When the United Kingdom finally officially joined the European Community more than 10 years later in 1973, together with other significant economic challenges facing New Zealand, a once in a generation reform got underway. 

Facing an open economy after unilateral (and almost universal) tariff elimination, the loss of all agricultural subsidies and the loss of our biggest export market, our sector had to rethink our approach to trade, production, efficiency, competition and to New Zealand’s geo-political relationships and place in the world. 

Now, some 40 years later, New Zealand’s red meat sector exports to 108 countries worldwide, contributes approximately 15 percent of export revenue to the New Zealand economy, and represents 4.7 percent of national employment. 

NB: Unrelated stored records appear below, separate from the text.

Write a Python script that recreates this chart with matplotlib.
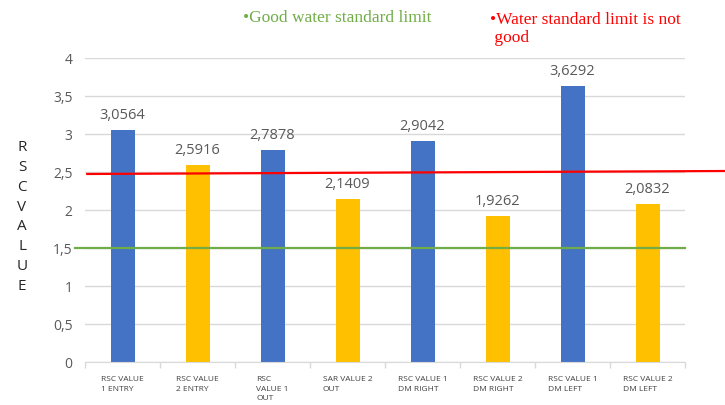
import numpy as np
import matplotlib.pyplot as plt

# chart data
categories = ['RSC VALUE\n1 ENTRY', 'RSC VALUE\n2 ENTRY', 'RSC\nVALUE 1\nOUT',
              'SAR VALUE 2\nOUT', 'RSC VALUE 1\nDM RIGHT', 'RSC VALUE 2\nDM RIGHT',
              'RSC VALUE 1\nDM LEFT', 'RSC VALUE 2\nDM LEFT']
values = [3.0564, 2.5916, 2.7878, 2.1409, 2.9042, 1.9262, 3.6292, 2.0832]
good_limit = 1.5
bad_limit = [2.474, 2.513]  # red line drawn slightly tilted in the original
yticks = [0, 0.5, 1, 1.5, 2, 2.5, 3, 3.5, 4]

blue = '#4472C4'
gold = '#FFC000'
grey_txt = '#595959'
grid_col = '#D9D9D9'


def fmt_comma(v, nd):
    ''' number with decimal comma '''
    s = ('%.' + str(nd) + 'f') % v
    return s.replace('.', ',')


fig = plt.figure(figsize=(7.25, 4.05), dpi=100)
ax = fig.add_axes([85 / 725, 43 / 405, 600 / 725, 304 / 405])

x = np.arange(len(values))
bar_colors = [blue if i % 2 == 0 else gold for i in range(len(values))]
ax.bar(x, values, width=0.32, color=bar_colors, zorder=2)

for xi, v in zip(x, values):
    ax.annotate(fmt_comma(v, 4), (xi, v), xytext=(0, 5),
                textcoords='offset points', ha='center', va='bottom',
                fontsize=10.5, color=grey_txt, family='Open Sans')

# limit lines
ax.plot([-0.63, 7.5], [good_limit, good_limit], color='#70AD47', lw=1.6,
        clip_on=False, zorder=3)
ax.plot([-0.47, 8.03], bad_limit, color='#FF0000', lw=1.6,
        clip_on=False, zorder=3)

ax.set_xlim(-0.5, len(values) - 0.5)
ax.set_ylim(0, 4)
ax.set_yticks(yticks)
ax.set_yticklabels([str(t).replace('.', ',').replace(',0', '') if t != 0 else '0'
                    for t in yticks], color=grey_txt, fontsize=10,
                   family='Open Sans')
ax.tick_params(axis='y', length=0, pad=9)
ax.yaxis.grid(True, color=grid_col, lw=1, zorder=0)
ax.set_axisbelow(True)

# category separators on bottom axis
ax.set_xticks(np.arange(-0.5, len(values) + 0.5, 1))
ax.set_xticklabels([])
ax.tick_params(axis='x', length=4, color=grid_col, width=1)
for xi, lab in zip(x, categories):
    ax.text(xi, -0.19, lab, ha='center', va='top', multialignment='left',
            fontsize=6, color='#404040', family='Open Sans', linespacing=1.5)

for side in ['left', 'right', 'top']:
    ax.spines[side].set_visible(False)
ax.spines['bottom'].set_color(grid_col)

# y label, one letter per line
fig.text(22 / 725, 1 - 217 / 405, '\n'.join('RSCVALUE'), ha='center',
         va='center', fontsize=11, color='#262626', family='Open Sans',
         linespacing=1.45)

# legend-like header
fig.text(243 / 725, 1 - 18 / 405, '\u2022Good water standard limit',
         color='#70AD47', fontsize=12.5, family='Liberation Serif',
         ha='left', va='center')
fig.text(490 / 725, 1 - 29 / 405, '\u2022Water standard limit is not\n good',
         color='#FF0000', fontsize=12.5, family='Liberation Serif',
         ha='left', va='center', linespacing=1.25)

fig.savefig('out.png', dpi=100)
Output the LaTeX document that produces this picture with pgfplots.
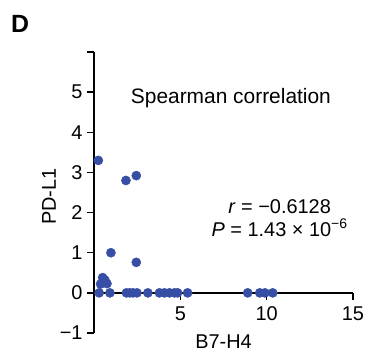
\documentclass[border=0pt]{standalone}
\usepackage{pgfplots}
\pgfplotsset{compat=1.18}
\usepackage{fontspec}
\setmainfont{Liberation Sans}
\definecolor{dotblue}{RGB}{55,78,165}
\begin{document}
\begin{tikzpicture}
\path[use as bounding box] (-94bp,-23bp) rectangle (274bp,333bp);
\begin{axis}[
  scale only axis, width=259bp, height=281bp,
  xmin=0, xmax=15, ymin=-1, ymax=6,
  axis x line=middle, axis y line=left,
  axis line style={-, line width=1.4bp, black},
  tick style={line width=1.4bp, black},
  tick align=outside,
  major tick length=7bp,
  xtick={5,10,15}, ytick={-1,0,1,2,3,4,5,6},
  yticklabels={−1,0,1,2,3,4,5,{}},
  xticklabels={5,10,15},
  /pgf/number format/assume math mode=true,
  ticklabel style={font=\fontsize{20}{24}\selectfont},
  xticklabel style={yshift=-3bp},
  yticklabel style={xshift=-1bp},
  clip=false,
]
\addplot[only marks, mark=*, mark size=4.6bp, color=dotblue, mark options={draw=dotblue, fill=dotblue}] coordinates {
(0.25,3.3) (1.85,2.8) (2.45,2.92) (0.98,1.0) (2.45,0.76)
(0.5,0.38) (0.63,0.32) (0.75,0.23) (0.38,0.22)
(0.3,0) (0.92,0) (1.88,0) (2.07,0) (2.26,0) (2.49,0) (3.12,0) (3.79,0)
(4.08,0) (4.37,0) (4.66,0) (4.84,0) (5.42,0) (8.9,0) (9.6,0) (9.9,0) (10.35,0)
};
\node[font=\fontsize{21}{25}\selectfont] at (axis cs:7.93,4.84) {Spearman correlation};
\node[font=\fontsize{20}{23}\selectfont, align=center] at (axis cs:10.75,1.87) {\textit{r} = −0.6128\\\textit{P} = 1.43 × 10\textsuperscript{−6}};
\node[font=\fontsize{20}{24}\selectfont] at (axis cs:7.5,-1) [yshift=-9bp] {B7-H4};
\node[font=\fontsize{20}{24}\selectfont, rotate=90] at ([xshift=-45bp]axis cs:0,2.4) {PD-L1};
\end{axis}
\node[font=\fontsize{25}{30}\selectfont\bfseries] at (-74bp,309bp) {D};
\end{tikzpicture}
\end{document}
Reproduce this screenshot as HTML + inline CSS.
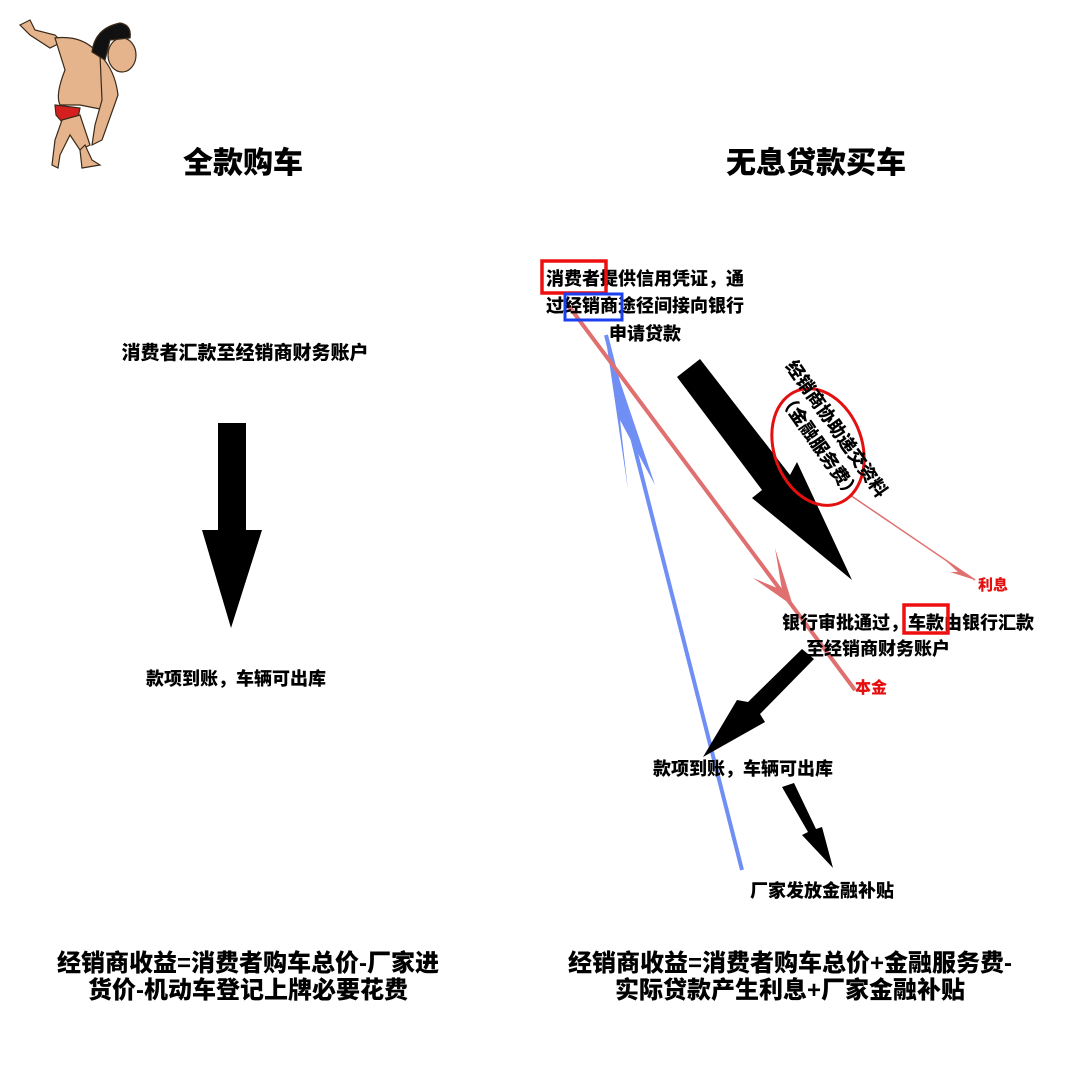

Productivity, innovation and agility through-out the supply chain have driven the success of New Zealand’s red meat sector and transformed it into the sophisticated, world class industry it is today. 

By way of example, despite having a 55 percent decline in New Zealand’s sheep flock since 1990, the amount of lamb that we export has not changed. This productivity growth has been achieved through leading genetics, world class farming practices and innovation in the processing sector. 

What was a painful and challenging time for New Zealand’s economy and agriculture sector was also an opportunity for reinvention, innovation and prosperity.

The parallels between the evolution that the United Kingdom is undergoing and New Zealand’s experience in the 1970s-1980s are clear for New Zealanders watching from our corner of the world. 

And it is with this benefit of history that we also see the huge opportunity for the United Kingdom, and New Zealand as its long-standing trading partner. 

New Zealand and the United Kingdom have been negotiating A Free Trade Agreement (FTA) since 2020 and in October 2021 announced an Agreement in Principle which set out the key elements of a new high-quality, comprehensive and progressive free trade agreement. 

The FTA marks a significant opportunity to forge a new chapter in the long-standing trade partnership between New Zealand and the United Kingdom and demonstrate the United Kingdom’s credentials as a high-quality, ambitious trading partner. It will provide the foundations for deeper cooperation and relationships between New Zealand and United Kingdom industries, companies and the two governments. 

Without a doubt Brexit has had its challenges, and the implications have been felt globally. But it also presents an opportunity for the United Kingdom to become a more outward looking, competitive, export focused economy and more integrated with partners around the world as Global Britain.